Mein Mann meinte, ich könnte nach Amerika zurück und die Kinder mitnehmen. Dort finde ich einen anderen Mann bzw. Vaterfigur für sie. Das will ich nicht. Er ist ihr Vater und es steht ihm und ihnen zu, diese Beziehung zu leben. Bestimmt kann es sein, dass ich einen anderen finde, aber der Vater meiner Kinder bleibt in unserem Leben. Mir ist klar, dass ich Idealvorstellungen habe. Die Realität wird wahrscheinlich anders werden, aber konkrete Vorstellungen und Wünsche sind hilfreich.

Meine tief sitzenden Ängste kommen hoch. Ich erkenne und benenne sie und merke, wie sie dahinschwinden. Ich bin sehr erleichtert! Es stehen noch einige Gespräche bevor, aber ich bin zuversichtlich. Ich fühle mich stark und fähig, mein Leben zu ändern.

Noch ziehe ich nicht aus. Es gibt noch Einiges zu besprechen. Es hat auch keine Eile. Ich denke, das wird erst dann zum Thema wenn einer von uns eine neue Beziehung eingeht. Keiner von uns will momentan ohne Kinder leben. Also bleibt es vorerst so, wie gehabt, nur mit etwas mehr Klarheit.

Am nächsten Tag meinte er, wir können nicht 25 Jahre einfach wegwerfen, und so schnell werde ich ihn nicht los. Das stimmt sicher. Ich habe auch nicht vor, 25 Jahre wegzuwerfen, sondern einen neuen Weg einzuschlagen. Und durch die Kinder werden wir lebenslang in Verbindung bleiben, auch wenn wir uns trennen.

Ich wünsche mir noch, dass wir eine Paartherapie machen — nicht um die Beziehung zu retten, sondern um eine bessere Gesprächsbasis herzustellen.

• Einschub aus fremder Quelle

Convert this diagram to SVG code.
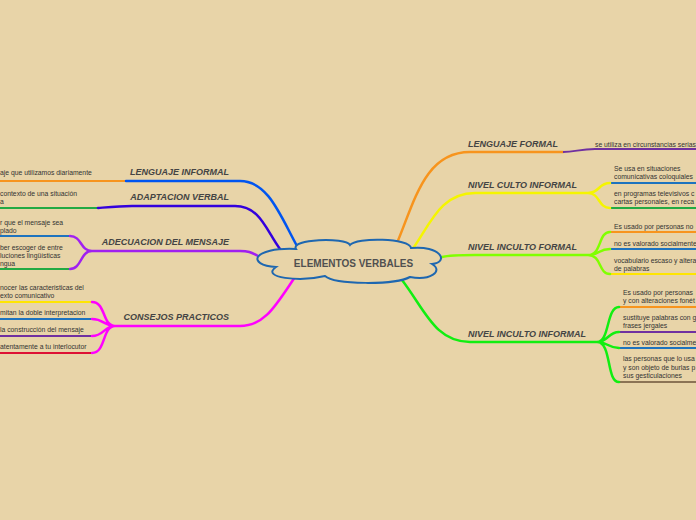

Sie kann uns jetzt helfen, die Situation besser zu meistern, und vielleicht hilft sie uns bei unseren zukünftigen Beziehungen. Wer weiß? Aber ich will auf jeden Fall vorwärts gehen!

Ich versicherte ihm, dass ich für alles dankbar bin, was er für mich je getan hat. Ich hasse ihn nicht und ich wünsche ihm das Allerbeste im Leben. Ich wünsche ihm Glück und Freude. Das verdient er. Wir beide verdienen es.